Problem to work on: Repeat exactly, and only, the lines from the one that contains "Clone this chart in seaborn and matplotlib." to the one that contains "plt.rcParams['font.family'] = ['Liberation", both ends included. Omit every picture.

╭─ Excerpted records

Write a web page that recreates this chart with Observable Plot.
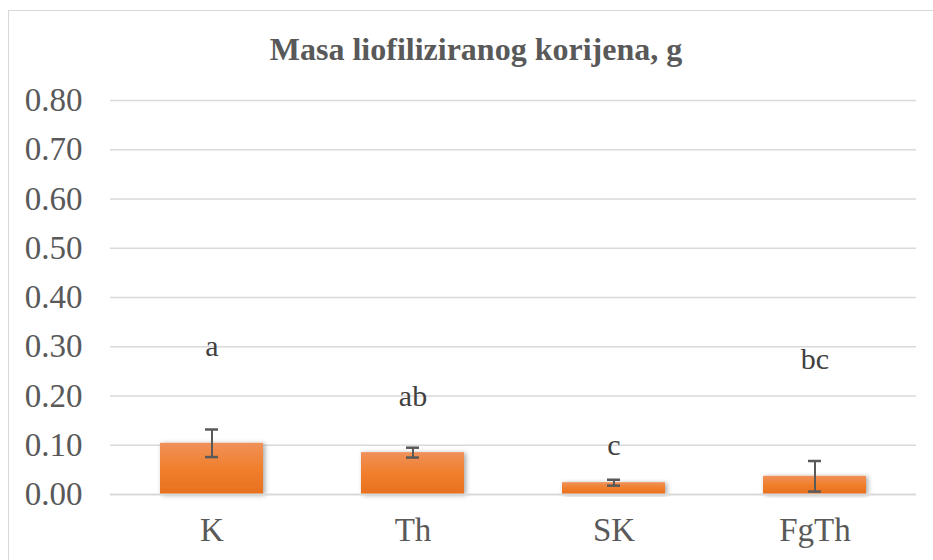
<!DOCTYPE html>
<html><head><meta charset="utf-8">
<script src="https://cdn.jsdelivr.net/npm/d3@7"></script>
<script src="https://cdn.jsdelivr.net/npm/@observablehq/plot@0.6"></script>
<style>
body{margin:0;background:#fff;}
#wrap{position:relative;width:933px;height:560px;overflow:hidden;}
#frame{position:absolute;left:8px;top:10px;width:940px;height:600px;border:1.5px solid #d9d9d9;box-sizing:border-box;}
#title{position:absolute;left:0;width:952px;top:31px;text-align:center;font-family:'Liberation Serif',serif;font-weight:bold;font-size:32px;color:#595959;}
#chart{position:absolute;left:0;top:0;}
</style></head>
<body><div id="wrap"><div id="frame"></div><div id="chart"></div><div id="title">Masa liofiliziranog korijena, g</div></div>
<script>
const categories = ["K","Th","SK","FgTh"];
const means = [0.104, 0.085, 0.024, 0.037];
const errors = [0.028, 0.010, 0.006, 0.031];
const letters = ["a","ab","c","bc"];
const letterY = [0.30, 0.20, 0.10, 0.275];
const yTicks = [0,0.1,0.2,0.3,0.4,0.5,0.6,0.7,0.8];

const data = categories.map((c,i)=>({cat:c, v:means[i], lo:means[i]-errors[i], hi:means[i]+errors[i], letter:letters[i], ly:letterY[i]}));

const plot = Plot.plot({
  width:933, height:560,
  marginTop:100, marginBottom:66, marginLeft:110, marginRight:17,
  style:{fontFamily:"'Liberation Serif',serif", fontSize:"33px", color:"#595959", background:"transparent"},
  x:{domain:categories, paddingInner:0.49, paddingOuter:0.245, label:null, tickSize:0, tickPadding:23},
  y:{domain:[0,0.8], ticks:yTicks, tickFormat:d3.format(".2f"), label:null, tickSize:0, tickPadding:28},
  marks:[
    Plot.gridY(yTicks.filter(d=>d>0), {stroke:"#d9d9d9", strokeOpacity:1, strokeWidth:1.5}),
    Plot.barY(data, {x:"cat", y:"v", fill:"url(#barGrad)"}),
    Plot.ruleY([0], {stroke:"#d9d9d9", strokeWidth:2}),
    Plot.ruleX(data, {x:"cat", y1:"lo", y2:"hi", stroke:"#595959", strokeWidth:2}),
    Plot.tickY(data, {x:"cat", y:"hi", stroke:"#595959", strokeWidth:2.5, inset:45}),
    Plot.tickY(data, {x:"cat", y:"lo", stroke:"#595959", strokeWidth:2.5, inset:45}),
    Plot.text(data, {x:"cat", y:"ly", text:"letter", fill:"#404040", fontSize:30})
  ]
});
const defs = document.createElementNS("http://www.w3.org/2000/svg","defs");
defs.innerHTML = `<linearGradient id="barGrad" x1="0" y1="0" x2="0" y2="1">
<stop offset="0" stop-color="#f0915a"/><stop offset="0.5" stop-color="#f07f2c"/><stop offset="1" stop-color="#e8701e"/></linearGradient>
<filter id="sh" x="-10%" y="-20%" width="125%" height="140%"><feDropShadow dx="2" dy="1" stdDeviation="2.5" flood-color="#000" flood-opacity="0.35"/></filter>`;
plot.insertBefore(defs, plot.firstChild);
plot.querySelectorAll("rect").forEach(r=>{ if((r.getAttribute("fill")||r.parentNode.getAttribute("fill")||"").includes("barGrad")) r.setAttribute("filter","url(#sh)"); });
document.getElementById("chart").appendChild(plot);
</script></body></html>
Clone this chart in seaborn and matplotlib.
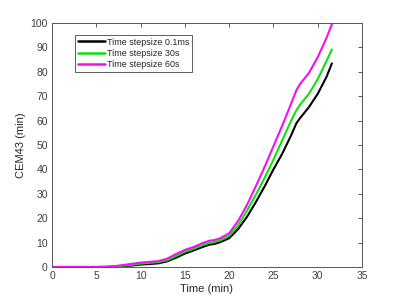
import matplotlib
matplotlib.use("Agg")
import matplotlib.pyplot as plt
import pandas as pd
import seaborn as sns

sns.set_style("white")
plt.rcParams['font.family'] = ['Liberation Sans', 'DejaVu Sans']

time_min = [0, 5, 6, 7, 8, 9, 10, 11, 12, 13, 14, 15, 16, 17, 17.8, 18.3, 19, 20,
            21, 22, 23, 24, 25, 26, 27, 27.6, 28, 29, 30, 31, 31.6]
cem_01ms = [0, 0, 0, 0.1, 0.3, 0.6, 1.0, 1.2, 1.5, 2.3, 3.8, 5.5, 6.8, 8.2, 9.2, 9.4, 10.2, 11.8,
            15.5, 20.5, 26.5, 33, 40, 46.5, 54, 59, 61, 65.5, 71, 78, 83.5]
cem_30s = [0, 0, 0.05, 0.2, 0.5, 0.9, 1.4, 1.7, 2.0, 2.8, 4.5, 6.3, 7.5, 9.0, 10.0, 10.2, 11.0, 12.8,
           17, 23, 29.5, 36.5, 44, 52, 60, 64.3, 66.5, 71, 77, 84.5, 89.2]
cem_60s = [0, 0, 0.1, 0.3, 0.8, 1.3, 1.8, 2.1, 2.4, 3.4, 5.3, 7.0, 8.2, 9.8, 10.8, 11.0, 11.8, 13.8,
           18.8, 25.3, 33, 41, 49.5, 58, 67, 72.5, 75, 79.5, 86, 94, 99.5]
labels = ["Time stepsize 0.1ms", "Time stepsize 30s", "Time stepsize 60s"]

df = pd.concat([
    pd.DataFrame({"time": time_min, "cem": vals, "series": lab})
    for vals, lab in zip([cem_01ms, cem_30s, cem_60s], labels)
])

fig = plt.figure(figsize=(4, 3), dpi=100)
ax = fig.add_axes([0.13, 0.11, 0.775, 0.813])

sns.lineplot(data=df, x="time", y="cem", hue="series", hue_order=labels,
             palette=["black", "#10e010", "#f010f0"], linewidth=1.5, ax=ax)

ax.set_xlim(0, 35)
ax.set_ylim(0, 100)
ax.set_xticks(range(0, 36, 5))
ax.set_yticks(range(0, 101, 10))
ax.set_xlabel("Time (min)", fontsize=8, color="#262626", labelpad=2)
ax.set_ylabel("CEM43 (min)", fontsize=8, color="#262626", labelpad=3)
ax.tick_params(direction="in", length=3, width=0.6, labelsize=7.5, colors="#404040",
               top=True, right=True, labeltop=False, labelright=False, pad=3)
for s in ax.spines.values():
    s.set_color("#555555")
    s.set_linewidth(0.7)

leg = ax.legend(loc="upper left", bbox_to_anchor=(0.074, 0.952), fontsize=6.5,
                frameon=True, fancybox=False, borderpad=0.3, handlelength=3.0,
                handletextpad=0.2, labelspacing=0.25, borderaxespad=0)
leg.get_frame().set_edgecolor("#333333")
leg.get_frame().set_linewidth(0.7)
for line in leg.get_lines():
    line.set_linewidth(1.8)

fig.savefig("out.png", dpi=100)
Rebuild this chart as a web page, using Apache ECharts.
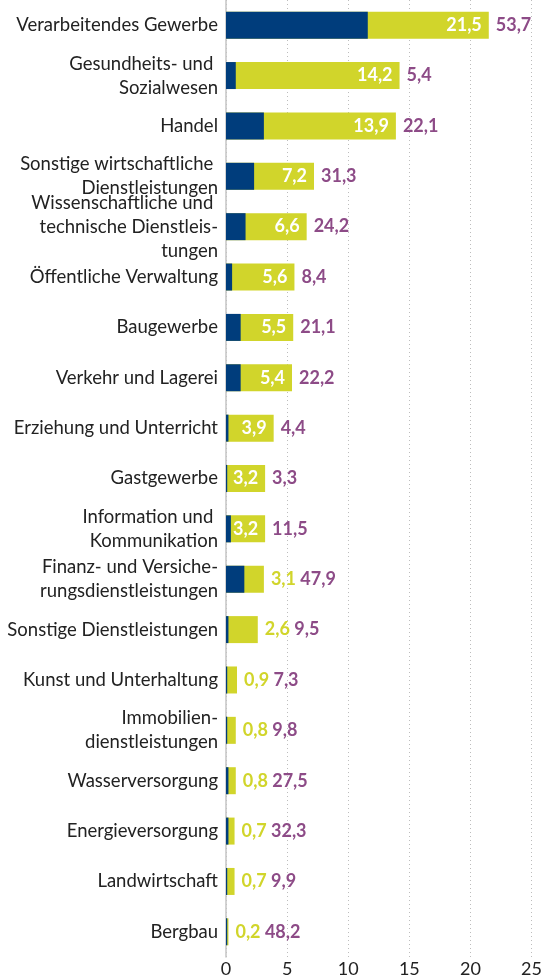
<!DOCTYPE html>
<html>
<head>
<meta charset="utf-8">
<script src="https://cdn.jsdelivr.net/npm/echarts@6/dist/echarts.min.js"></script>
<style>
  html, body { margin: 0; padding: 0; background: #fff; }
  #chart { width: 545px; height: 978px; }
</style>
</head>
<body>
<div id="chart"></div>
<script>
var branchen = [
	'Verarbeitendes Gewerbe',
	'Gesundheits- und \nSozialwesen',
	'Handel',
	'Sonstige wirtschaftliche \nDienstleistungen',
	'Wissenschaftliche und \ntechnische Dienstleis-\ntungen',
	'Öffentliche Verwaltung',
	'Baugewerbe',
	'Verkehr und Lagerei',
	'Erziehung und Unterricht',
	'Gastgewerbe',
	'Information und \nKommunikation',
	'Finanz- und Versiche-\nrungsdienstleistungen',
	'Sonstige Dienstleistungen',
	'Kunst und Unterhaltung',
	'Immobilien-\ndienstleistungen',
	'Wasserversorgung',
	'Energieversorgung',
	'Landwirtschaft',
	'Bergbau'
];
// Gesamtwert (gelb-grüner Balken)
var gesamt = [21.5, 14.2, 13.9, 7.2, 6.6, 5.6, 5.5, 5.4, 3.9, 3.2, 3.2, 3.1, 2.6, 0.9, 0.8, 0.8, 0.7, 0.7, 0.2];
// Anteil in Prozent (violette Zahl)
var anteil = [53.7, 5.4, 22.1, 31.3, 24.2, 8.4, 21.1, 22.2, 4.4, 3.3, 11.5, 47.9, 9.5, 7.3, 9.8, 27.5, 32.3, 9.9, 48.2];
// dunkelblauer Teil
var teil = [11.6, 0.8, 3.1, 2.3, 1.6, 0.5, 1.2, 1.2, 0.2, 0.1, 0.4, 1.5, 0.2, 0.1, 0.1, 0.2, 0.2, 0.1, 0.1];
var xTicks = [0, 5, 10, 15, 20, 25];

var BLAU = '#003d7c', GELB = '#d1d52b', LILA = '#8d4b87';
var FONT = 'Lato';

function fmt(v) { return v.toFixed(1).replace('.', ','); }
function innen(i) { return gesamt[i] - teil[i] >= 2.5; }

var chart = echarts.init(document.getElementById('chart'));
var option = {
	animation: false,
	grid: { left: 226, right: 8, top: -2, bottom: 17, containLabel: false },
	xAxis: {
		type: 'value',
		min: xTicks[0],
		max: xTicks[xTicks.length - 1],
		interval: 5,
		axisLine: { show: false },
		axisTick: { show: false },
		axisLabel: { color: '#222', fontSize: 18, fontFamily: FONT, margin: 3 },
		splitLine: { show: true, lineStyle: { color: '#bdbdbd', width: 1, type: [1, 3] } }
	},
	yAxis: {
		type: 'category',
		inverse: true,
		data: branchen,
		axisLine: { show: true, lineStyle: { color: '#c4c4c4', width: 1.5 } },
		axisTick: { show: false },
		axisLabel: { color: '#222', fontSize: 18.5, fontFamily: FONT, margin: 8, lineHeight: 24, align: 'right' }
	},
	series: [
		{
			name: 'gesamt',
			type: 'bar',
			data: gesamt,
			barWidth: 27,
			itemStyle: { color: GELB },
			label: {
				show: true,
				position: 'insideRight',
				distance: 7,
				color: '#fff',
				fontSize: 18,
				fontWeight: 'bold',
				fontFamily: FONT,
				formatter: function (p) { return innen(p.dataIndex) ? fmt(p.value) : ''; }
			}
		},
		{
			name: 'anteil',
			type: 'bar',
			data: gesamt,
			barWidth: 27,
			barGap: '-100%',
			itemStyle: { color: 'rgba(0,0,0,0)' },
			label: {
				show: true,
				position: 'right',
				distance: 7,
				fontSize: 18,
				fontWeight: 'bold',
				fontFamily: FONT,
				formatter: function (p) {
					var i = p.dataIndex;
					var s = '{p|' + fmt(anteil[i]) + '}';
					return innen(i) ? s : '{y|' + fmt(gesamt[i]) + '} ' + s;
				},
				rich: {
					p: { color: LILA, fontSize: 18, fontWeight: 'bold', fontFamily: FONT },
					y: { color: GELB, fontSize: 18, fontWeight: 'bold', fontFamily: FONT }
				}
			}
		},
		{
			name: 'teil',
			type: 'bar',
			data: teil,
			barWidth: 27,
			barGap: '-100%',
			itemStyle: { color: BLAU }
		}
	]
};
chart.setOption(option);
</script>
</body>
</html>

╰─

Answer to the task:
Clone this chart in seaborn and matplotlib.
import matplotlib
matplotlib.use("Agg")
import matplotlib.pyplot as plt
import pandas as pd
import seaborn as sns

sns.set_style("white")
plt.rcParams['font.family'] = ['Liberation Sans', 'DejaVu Sans']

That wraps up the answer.